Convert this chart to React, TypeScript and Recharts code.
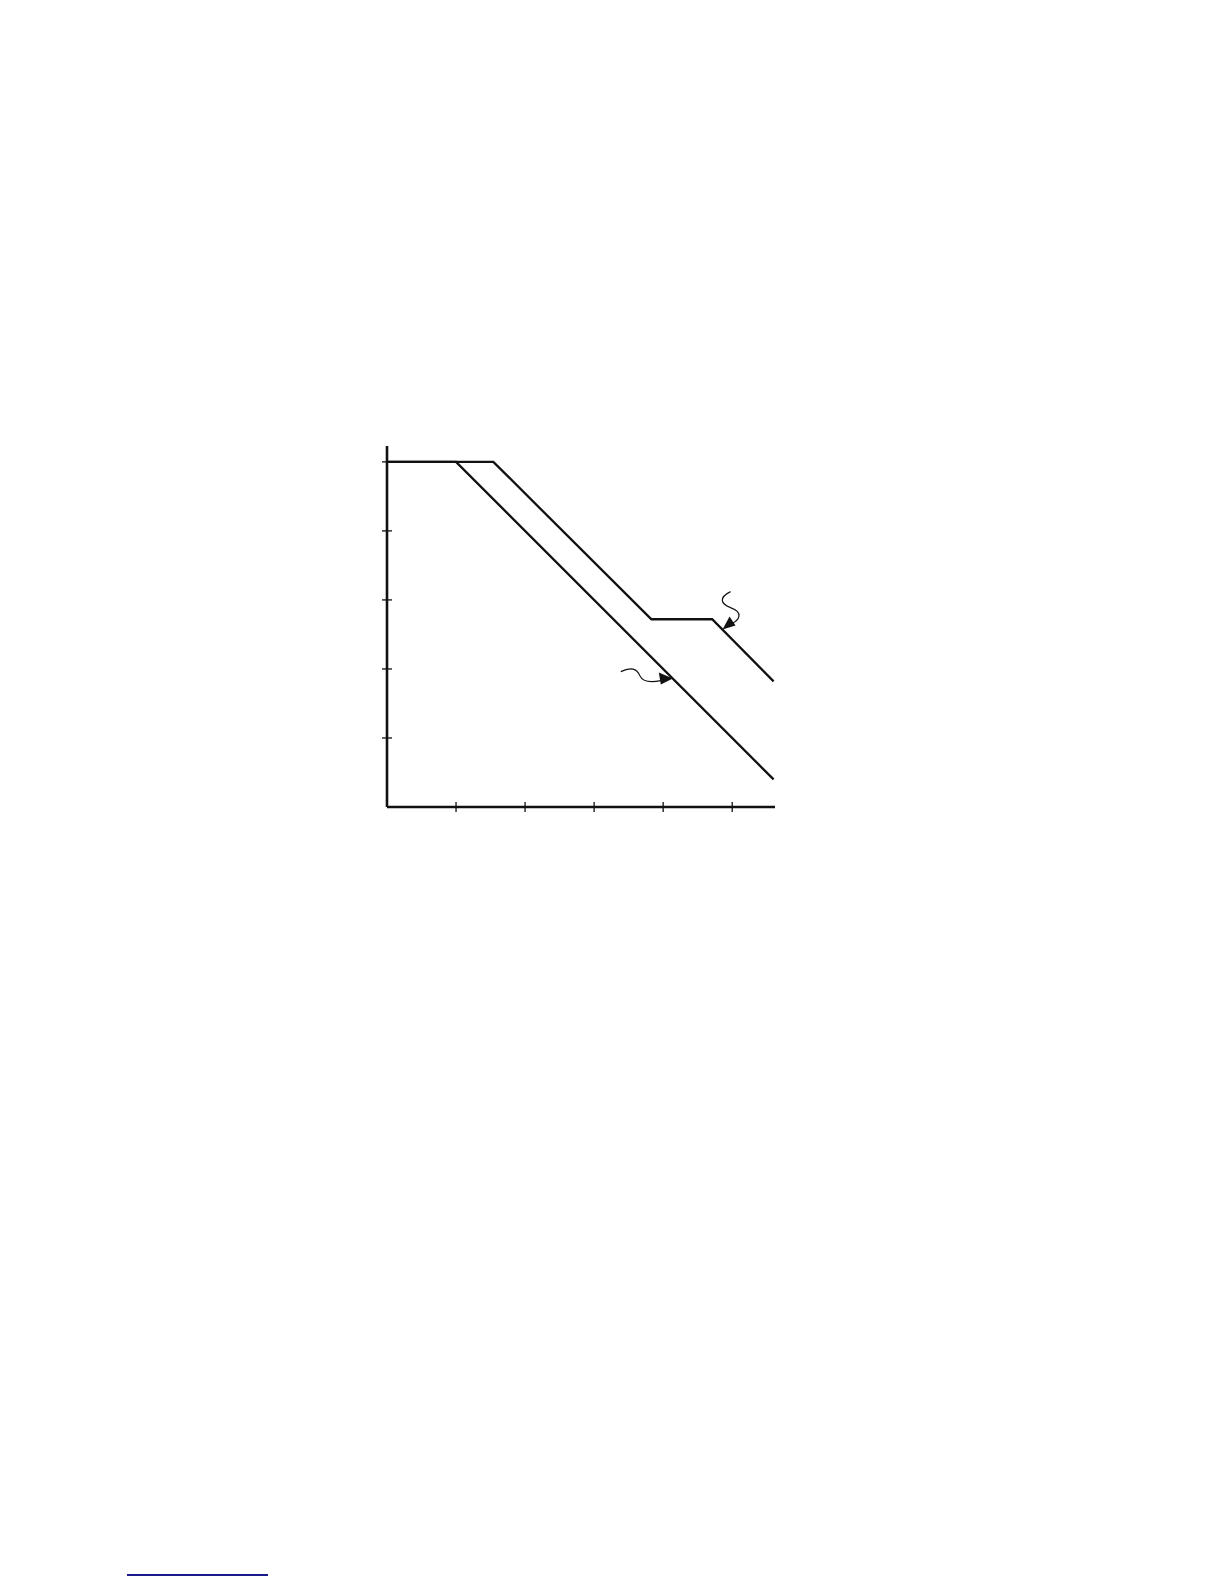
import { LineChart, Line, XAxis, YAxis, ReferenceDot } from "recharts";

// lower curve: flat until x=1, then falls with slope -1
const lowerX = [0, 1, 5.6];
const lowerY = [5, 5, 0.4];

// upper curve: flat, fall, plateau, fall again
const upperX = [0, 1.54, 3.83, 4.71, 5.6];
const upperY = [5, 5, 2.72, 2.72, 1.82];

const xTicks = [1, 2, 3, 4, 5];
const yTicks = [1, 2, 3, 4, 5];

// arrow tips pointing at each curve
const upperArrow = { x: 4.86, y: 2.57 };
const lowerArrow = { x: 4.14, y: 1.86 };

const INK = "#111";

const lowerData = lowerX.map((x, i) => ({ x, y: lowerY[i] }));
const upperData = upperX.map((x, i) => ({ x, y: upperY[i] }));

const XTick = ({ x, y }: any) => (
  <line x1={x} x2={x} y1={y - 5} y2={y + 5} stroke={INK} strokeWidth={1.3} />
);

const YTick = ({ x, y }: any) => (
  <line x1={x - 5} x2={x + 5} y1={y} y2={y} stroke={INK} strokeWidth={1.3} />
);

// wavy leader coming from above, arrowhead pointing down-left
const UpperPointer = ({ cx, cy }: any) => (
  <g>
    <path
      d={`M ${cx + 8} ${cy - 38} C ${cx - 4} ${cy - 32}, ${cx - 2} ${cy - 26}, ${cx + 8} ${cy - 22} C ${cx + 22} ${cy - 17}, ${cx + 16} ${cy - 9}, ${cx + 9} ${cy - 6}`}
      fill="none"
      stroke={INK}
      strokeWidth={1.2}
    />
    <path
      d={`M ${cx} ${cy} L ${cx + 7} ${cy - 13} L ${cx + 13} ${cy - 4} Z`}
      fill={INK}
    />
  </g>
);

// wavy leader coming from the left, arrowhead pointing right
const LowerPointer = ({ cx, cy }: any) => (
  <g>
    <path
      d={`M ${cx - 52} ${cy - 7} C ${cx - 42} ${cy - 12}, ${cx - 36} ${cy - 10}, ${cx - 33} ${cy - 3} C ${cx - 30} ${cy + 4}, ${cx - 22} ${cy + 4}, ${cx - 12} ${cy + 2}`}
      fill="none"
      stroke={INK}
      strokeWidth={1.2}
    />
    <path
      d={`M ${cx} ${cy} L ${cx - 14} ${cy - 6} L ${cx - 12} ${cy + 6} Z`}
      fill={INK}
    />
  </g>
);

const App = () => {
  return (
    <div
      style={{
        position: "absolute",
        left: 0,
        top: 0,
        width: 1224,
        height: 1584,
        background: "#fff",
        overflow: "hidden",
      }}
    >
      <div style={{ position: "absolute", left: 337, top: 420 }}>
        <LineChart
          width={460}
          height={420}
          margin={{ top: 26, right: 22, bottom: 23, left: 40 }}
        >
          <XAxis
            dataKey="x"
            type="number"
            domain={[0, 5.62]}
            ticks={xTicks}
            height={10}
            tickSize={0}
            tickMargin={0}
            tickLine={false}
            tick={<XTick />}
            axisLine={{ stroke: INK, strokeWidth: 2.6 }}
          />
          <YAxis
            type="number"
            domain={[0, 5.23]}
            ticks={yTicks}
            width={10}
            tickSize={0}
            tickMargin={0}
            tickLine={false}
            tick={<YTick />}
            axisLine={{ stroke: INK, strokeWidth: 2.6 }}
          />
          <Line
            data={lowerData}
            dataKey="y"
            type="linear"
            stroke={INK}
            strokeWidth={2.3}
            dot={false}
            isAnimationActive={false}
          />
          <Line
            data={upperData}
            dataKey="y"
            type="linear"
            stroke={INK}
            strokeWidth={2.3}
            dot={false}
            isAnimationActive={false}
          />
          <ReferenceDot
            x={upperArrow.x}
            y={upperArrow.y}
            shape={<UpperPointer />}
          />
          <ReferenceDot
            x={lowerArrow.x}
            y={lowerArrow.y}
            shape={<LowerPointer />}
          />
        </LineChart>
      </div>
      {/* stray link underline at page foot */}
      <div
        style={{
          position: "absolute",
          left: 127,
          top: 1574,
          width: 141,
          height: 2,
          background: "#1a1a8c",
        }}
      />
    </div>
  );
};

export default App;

○ ○ ○ ○ ○ ○ ○

▶ **Directions for this task**: Each line of the material must be retyped exactly, except that images are omitted.

▶ **Complete output**:
Convert this chart to React, TypeScript and Recharts code.
import { LineChart, Line, XAxis, YAxis, ReferenceDot } from "recharts";

// lower curve: flat until x=1, then falls with slope -1
const lowerX = [0, 1, 5.6];
const lowerY = [5, 5, 0.4];

// upper curve: flat, fall, plateau, fall again
const upperX = [0, 1.54, 3.83, 4.71, 5.6];
const upperY = [5, 5, 2.72, 2.72, 1.82];

const xTicks = [1, 2, 3, 4, 5];
const yTicks = [1, 2, 3, 4, 5];

// arrow tips pointing at each curve
const upperArrow = { x: 4.86, y: 2.57 };
const lowerArrow = { x: 4.14, y: 1.86 };

const INK = "#111";

const lowerData = lowerX.map((x, i) => ({ x, y: lowerY[i] }));
const upperData = upperX.map((x, i) => ({ x, y: upperY[i] }));

const XTick = ({ x, y }: any) => (
  <line x1={x} x2={x} y1={y - 5} y2={y + 5} stroke={INK} strokeWidth={1.3} />
);

const YTick = ({ x, y }: any) => (
  <line x1={x - 5} x2={x + 5} y1={y} y2={y} stroke={INK} strokeWidth={1.3} />
);

// wavy leader coming from above, arrowhead pointing down-left
const UpperPointer = ({ cx, cy }: any) => (
  <g>
    <path
      d={`M ${cx + 8} ${cy - 38} C ${cx - 4} ${cy - 32}, ${cx - 2} ${cy - 26}, ${cx + 8} ${cy - 22} C ${cx + 22} ${cy - 17}, ${cx + 16} ${cy - 9}, ${cx + 9} ${cy - 6}`}
      fill="none"
      stroke={INK}
      strokeWidth={1.2}
    />
    <path
      d={`M ${cx} ${cy} L ${cx + 7} ${cy - 13} L ${cx + 13} ${cy - 4} Z`}
      fill={INK}
    />
  </g>
);

// wavy leader coming from the left, arrowhead pointing right
const LowerPointer = ({ cx, cy }: any) => (
  <g>
    <path
      d={`M ${cx - 52} ${cy - 7} C ${cx - 42} ${cy - 12}, ${cx - 36} ${cy - 10}, ${cx - 33} ${cy - 3} C ${cx - 30} ${cy + 4}, ${cx - 22} ${cy + 4}, ${cx - 12} ${cy + 2}`}
      fill="none"
      stroke={INK}
      strokeWidth={1.2}
    />
    <path
      d={`M ${cx} ${cy} L ${cx - 14} ${cy - 6} L ${cx - 12} ${cy + 6} Z`}
      fill={INK}
    />
  </g>
);

const App = () => {
  return (
    <div
      style={{
        position: "absolute",
        left: 0,
        top: 0,
        width: 1224,
        height: 1584,
        background: "#fff",
        overflow: "hidden",
      }}
    >
      <div style={{ position: "absolute", left: 337, top: 420 }}>
        <LineChart
          width={460}
          height={420}
          margin={{ top: 26, right: 22, bottom: 23, left: 40 }}
        >
          <XAxis
            dataKey="x"
            type="number"
            domain={[0, 5.62]}
            ticks={xTicks}
            height={10}
            tickSize={0}
            tickMargin={0}
            tickLine={false}
            tick={<XTick />}
            axisLine={{ stroke: INK, strokeWidth: 2.6 }}
          />
          <YAxis
            type="number"
            domain={[0, 5.23]}
            ticks={yTicks}
            width={10}
            tickSize={0}
            tickMargin={0}
            tickLine={false}
            tick={<YTick />}
            axisLine={{ stroke: INK, strokeWidth: 2.6 }}
          />
          <Line
            data={lowerData}
            dataKey="y"
            type="linear"
            stroke={INK}
            strokeWidth={2.3}
            dot={false}
            isAnimationActive={false}
          />
          <Line
            data={upperData}
            dataKey="y"
            type="linear"
            stroke={INK}
            strokeWidth={2.3}
            dot={false}
            isAnimationActive={false}
          />
          <ReferenceDot
            x={upperArrow.x}
            y={upperArrow.y}
            shape={<UpperPointer />}
          />
          <ReferenceDot
            x={lowerArrow.x}
            y={lowerArrow.y}
            shape={<LowerPointer />}
          />
        </LineChart>
      </div>
      {/* stray link underline at page foot */}
      <div
        style={{
          position: "absolute",
          left: 127,
          top: 1574,
          width: 141,
          height: 2,
          background: "#1a1a8c",
        }}
      />
    </div>
  );
};

export default App;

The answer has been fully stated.